COVID-19 is a wildfire burning its way around the planet.
Its impacts are devastating to nearly every aspect of our modern lives: loved ones lost, economies destroyed, and plans put on hold indefinitely.
But like a fire, it’s also shedding light, illuminating the hidden corners of our society and our routines that we may not have taken the time to examine before.
When this fire eventually burns itself out, should we go back to living in the dark, or are there lessons we should learn? Are there torches we can carry beyond this trial to more permanently transform our work, our values, and our lives?
This week on the show, we reflect on the lessons learned from the global experiment that COVID-19 has forced on our lives.
Though none of us chose to participate, we have all been enrolled in a massive clinical trial.
We have upended our work habits, leaving our labs and offices to quarantine at home. We’ve been forced to rethink the pace of our work, the value of ‘face time’, and the strategies we employ for doing everything from lab work to ordering takeout.
And while the devastation is real, not every change has been harmful. On the contrary, we’ve identified at least five transformations that we’d like to maintain even after the pandemic is over…
Slowing our pace may speed up science
Most researchers have been out of the lab for two months or more. What have they been doing with this extra time?
For many, it’s a chance to spend more time thinking about their research, rather than doing the next experiment just to keep busy. This planning time can pay outsized dividends, as we learned when we spoke with Dr. Jimena Giudice back in Episode 122.
Scientists often fill their days with busyness and experiments, without thinking strategically about how those results will advance their next paper or the question they hope to resolve.
Slowing down has allowed many scientists to plan a leaner, more targeted approach to those answers.
Technology can make science more accessible
Raise your hand if you’ve participated in a Zoom meeting that, three months ago, would’ve been done in person with half as many participants…
By pushing conversation online, we’ve opened up a whole new world of collaboration where your physical distance from the research is no barrier to your participation. As dissertation defenses, journal clubs, and research seminars move online, science becomes more accessible and more collaborative.
We need to ensure that this online access continues even after we can safely meet together in person.
Remote work has some advantages
Sure, you need to be physically present in the lab when splitting cells or running a PCR because your house or local coffee shop don’t have a laminar flow hood, Vortex mixer, and thermocycler.
But what about the times you need to read journals or write a manuscript? Many scientists can find the lab distracting when engaging in these solitary pursuits.

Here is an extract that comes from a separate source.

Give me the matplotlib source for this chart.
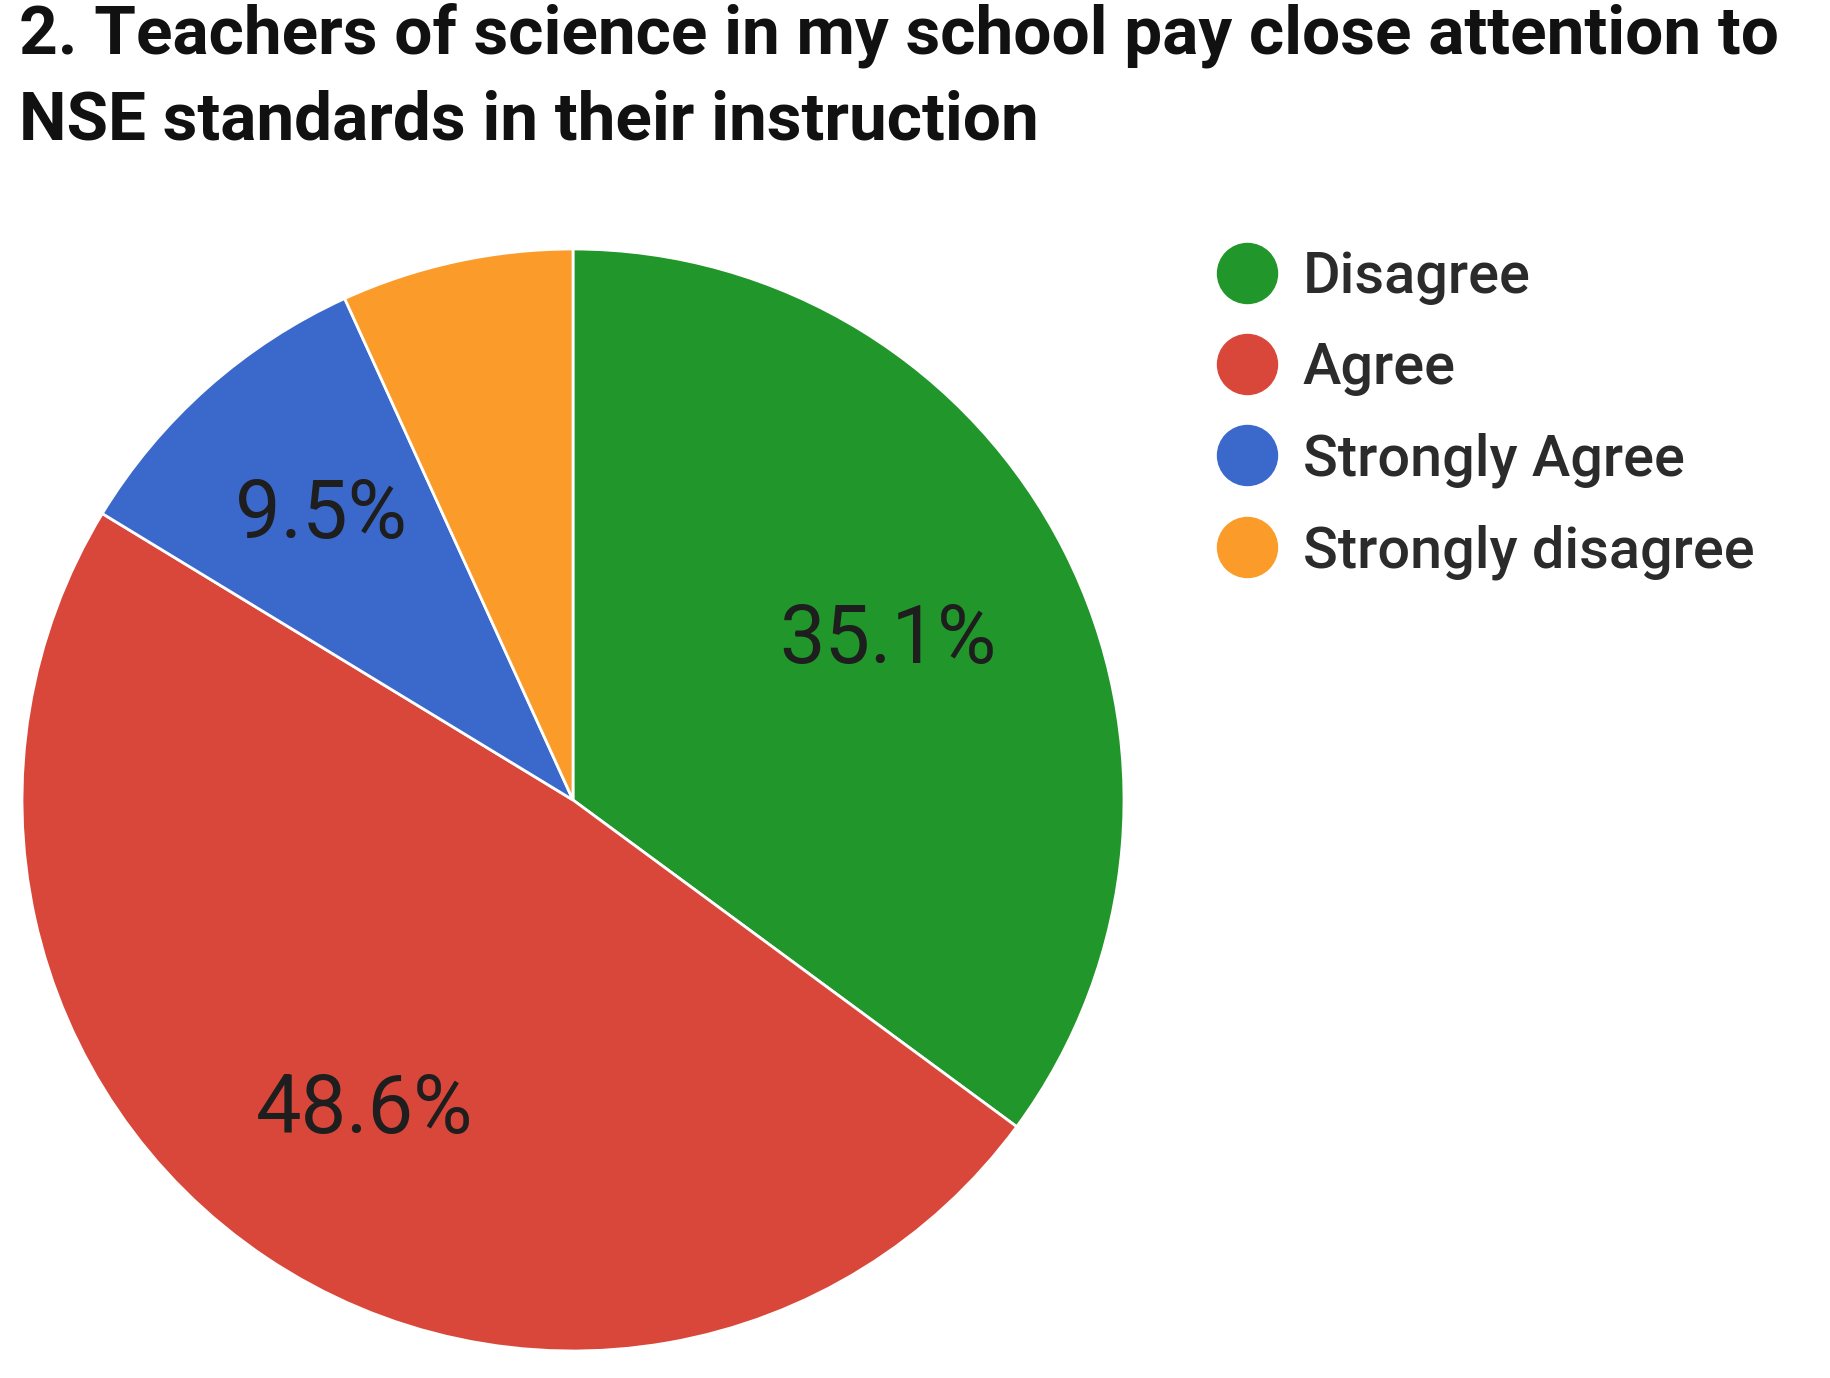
import matplotlib

matplotlib.use("Agg")
import matplotlib.pyplot as plt
import numpy as np
from matplotlib.lines import Line2D

W, H, DPI = 1830, 1378, 100

TITLE_LINES = [
    "2. Teachers of science in my school pay close attention to",
    "NSE standards in their instruction",
]
LABELS = ["Disagree", "Agree", "Strongly Agree", "Strongly disagree"]
PERCENTS = [35.1, 48.6, 9.5, 6.8]
COLORS = ["#21962a", "#d9473b", "#3a69cb", "#fb9b2a"]

# radial position of each percent label (fraction of radius)
LABEL_DIST = [0.64, 0.68, 0.69, 0.68]

plt.rcParams["font.family"] = ["Roboto", "DejaVu Sans"]


def px(v):
    return v * 72 / DPI


def main():
    fig = plt.figure(figsize=(W / DPI, H / DPI), dpi=DPI, facecolor="white")

    # pie centre (573, 800) px, radius 551 px
    cx, cy, r = 573, 800, 551
    ax = fig.add_axes([(cx - r) / W, (H - cy - r) / H, 2 * r / W, 2 * r / H])
    wedges, _ = ax.pie(
        PERCENTS,
        colors=COLORS,
        startangle=90,
        counterclock=False,
        radius=1,
        wedgeprops=dict(edgecolor="white", linewidth=2),
    )
    ax.set_xlim(-1, 1)
    ax.set_ylim(-1, 1)
    ax.set_aspect("equal")
    ax.axis("off")

    for w, pct, d in zip(wedges, PERCENTS, LABEL_DIST):
        if pct < 7:
            continue
        ang = np.deg2rad((w.theta1 + w.theta2) / 2)
        ax.text(d * np.cos(ang), d * np.sin(ang), f"{pct:.1f}%",
                ha="center", va="center", fontsize=px(81), color="#1e1e1e")

    # title
    for i, line in enumerate(TITLE_LINES):
        fig.text(19 / W, 1 - (54 + 85 * i) / H, line, ha="left", va="baseline",
                 fontsize=px(67.5), fontweight="bold", color="#111111")

    handles = [Line2D([], [], linestyle="none", marker="o", markersize=px(60),
                      markerfacecolor=c, markeredgecolor=c) for c in COLORS]
    fig.legend(handles, LABELS, loc="upper left",
               bbox_to_anchor=(1195 / W, 1 - 227 / H),
               frameon=False, handlelength=1.0,
               handletextpad=0.47, labelspacing=0.63, borderaxespad=0,
               borderpad=0.4, prop=dict(weight="medium", size=px(57.6)),
               labelcolor="#2b2b2b")

    fig.savefig("out.png", dpi=DPI, facecolor="white")
    plt.close(fig)


if __name__ == "__main__":
    main()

But ask the typical graduate student whether it’s okay to ‘work from home for a few days’ while writing, and they’ll reflexively default to lab attendance regardless of the activity, the holiday, or the weekend.
As we prove to ourselves and our colleagues that we CAN be productive outside the lab, perhaps we can intentionally pair our activity with the location where we work most productively.
Mental health matters
There’s something transformative about our collective experience during this pandemic. Everyone is hurting. Every life is changed.
This shared reality has generated an unprecedented level of empathy for one another.
It has also pushed many of us to the brink of our ability to cope. The pandemic has decidedly harmed our mental health and contributed to high levels of anxiety and depression.
At the same time, more people are recognizing the need for assistance. We’re taking the time to speak with counselors and therapists. We’re exercising, and getting more sleep. We’re forgiving ourselves and our colleagues as we shift the weight of our work-life balance.
If that acceptance and mindfulness can continue, we’ll be better off after this pandemic than we were before.
When this crisis is behind us, it will be due to the tireless effort of countless scientists. This is not an “if”, it’s a “when.” There will be a vaccine, drug, public health intervention, or some combination that will move us beyond the reach of COVID-19, and that solution will be because scientists from around the world did what scientists do.
They will build, brick by brick, study by study, the knowledge we need to discover a cure for this disease. The fact that laboratories in academia and industry are already testing myriad vaccine candidates just a few months after the discovery of this novel coronavirus tells you everything you need to know.
Let it never be said that we are ‘wasting money’ on NIH or NSF funding. Let it never be said that some piece of scholarship ‘has no real-world application.’
Modern medicine, and this pandemic in particular, are filled with stories of research whose “time had not yet come.”
We owe those forward-looking researchers our gratitude, and in many cases, our lives.